In 1996, the Law Commission of the UK agreed to carry out the reforms in the doctrine of privity without making any difference in the doctrine of consideration. Later, the law commission concluded that:

  1. The doctrine of privity need to get a legislative reform
  2. The main aim of the legislative reform is that the third party should be able to enforce according to the terms and conditions of the contract. 
  3. The other parties of the contract must agree that the third party should receive the benefits from the contract and intend to form legal obligations upon the third party.

Contract (Rights of Third Parties) Act, 1999


After a brief discussion, the English Parliament enacted the Contract (Rights of third parties) Act,1999 to change the old rule of “only the party of a contract could enforce the contract terms”. The Act made the changes by making the third parties eligible to enforce the terms according to their wish. 


It applies to almost all the contracts except some contracts such as carriage of goods contracts, negotiable instruments, and articles of association of a company. Further, the Act states that the third parties cannot enforce terms in employee contracts against the employer of a company. 

When the third party rights arise

  • If the contract expressly provides the right to a third party
  • If the contract confers about providing the benefit to a third party.

Limitations of the Contract (Right of third parties) Act, 1999

  • The Act does not provide any exception that the third parties should not be the subject of a burden in the contract to which they are not the original party.
  • The provision of enforceability in Section 1 of the Act must be satisfied for the third parties to enforce their rights. 
  • According to the Act, the parties of a contract can draft an “opt-out” clause that states about denial of the rights of third parties but the provision does not provide any right to the third parties to seek remedies.
  • The Act doesn’t say anything about the rights of the promisee to obtain remedies for the benefits of third parties.

Why is reform needed in the privity rule of Contract Law

The privity rule of contract law raises a lot of issues and demands for reform. First of all, the rule that denies the rights of a third party to sue and that only the other party is eligible for recovering their losses would lead to injustice towards the third party. Also, the rule opens a room of uncertainties or complexities due to a large number of common law exceptions and statutory exceptions. Hence, the need for reform is high.

The privity rule of contract law has created several problems that can be addressed through the help of some contexts, such as:

Construction contract

In the context of constructions, the case D & F Estates Ltd v Church Commissioners for England (1989) held that the claim of the purchaser cannot be accepted and the builder was not liable in tort concerning the quality of the building. Due to such cases, the third party in construction cases such as tenants, purchasers, and property financiers seek protection. 

For instance, a property developer enters into a contract with the contractor. The property developer undertakes a warranty from the contractor for the benefit of the purchaser (third party), that in the case of any defects the contractor will provide the remedies to the purchaser.

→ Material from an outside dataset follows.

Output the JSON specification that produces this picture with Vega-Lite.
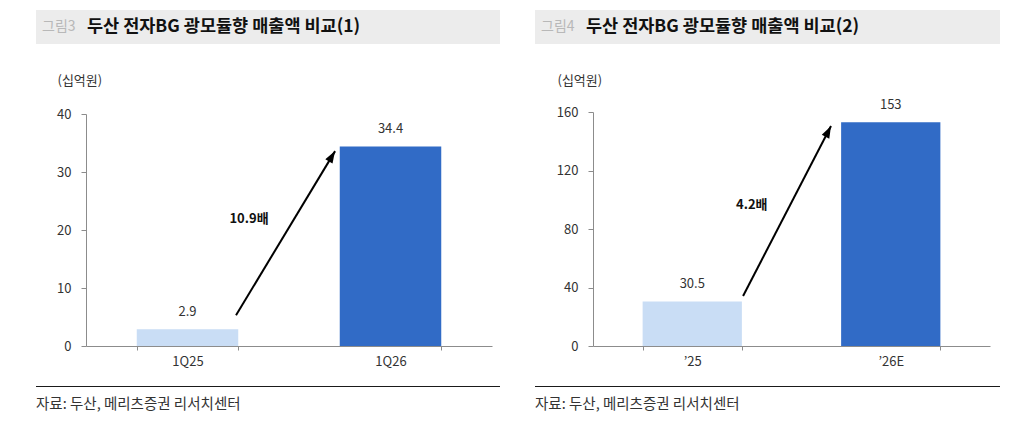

However, if the contractor doesn’t provide the remedies then the third party cannot sue the contractor due to the privity rule.

Insurance contract

In this case, if the employer receives insurance from the insurer for the sake of his employee then in case of breach of contract by the insurer, the employee cannot file a suit against the insurer because he is not part of the contract. 

Contract to pay the third parties

The “A and B came into a contract to pay money to C” is what we commonly see in the topic of privity rule. Similarly, in the famous case Beswick v. Beswick (1968) where the nephew promised his uncle to pay a certain amount of money every week to his aunt because of which the uncle sold the business to his nephew. However, after the death of his uncle, the nephew stopped paying his aunt as a result of which the aunt filed a suit against the nephew and claimed damages. However, the court refused to allow the aunt to claim for damages as she was not part of the contract. Therefore, it shows that the rule of privity can lead to injustice towards the third parties.

What are the possible reforms in the privity rule of Contract Law

The possible reforms in the privity rule have been mentioned in the 13th report of the Law Reform Commission of India where they recommended the following reforms:

  • The original parties of the contract can identify the name of the third party in the contract before the enforcement of the contract. 
  • The third-party must be allowed to enforce a term in the contract irrespective of the presence of consideration.
  • The original parties should not be allowed to cancel the contract on their own, affecting the rights of third parties. They must take the consent of the third party before canceling the contract. 
  • If a contract benefits more than one third-party then each party must approve the contract to avoid any sort of confusion.
  • There should be a provision made in the legislation when the original parties of the contract mention the enforcement of rights of the third party. This term would help the contracting parties to protect the rights of the third parties.
  • The legislation should also be applicable in the case where the third party is a customer. So that the third party can sue the promisor.
  • The legislation should not apply to Section 25 of the Companies Act 1956.
  • The legislation should not provide any rights to the third parties to sue their employees.

Amendment for benefits of the third parties

The rigorous use of the privity rule has undoubtedly caused injustice to the third parties. The proposed legislation and reforms suggested by the 13th report of the Law  Commission are truly an escape from injustice for the third parties. Therefore, the Law Commission of India recommended that a new provision of Section 37A which is similar to the Contracts (Rights of Third Parties) Act, 1999 should be enacted in the Contract Act that states the benefits to third parties. The following benefits are:

  1. If a contract directly mentions the third party then it must be enforceable in the name of the third party and allow the third party for defenses that would have been valid between the original parties.
  2. If a contract expresses regarding the benefits upon a third party then the contracting parties cannot terminate it, form a new contract or alter the terms of the contract as it can affect the rights of the third parties. 


Undoubtedly, the aim behind the introduction of these rules is to protect the third party from lawsuits but the rule lacks behind while protecting the rights of the third parties. Also, the number of exceptions creates a lot of uncertainties and complexities in the implication, and the provisions for the doctrine of privity rule don’t confer anything about the benefits for the third parties which shows the significance of reform in the doctrine of privity rule.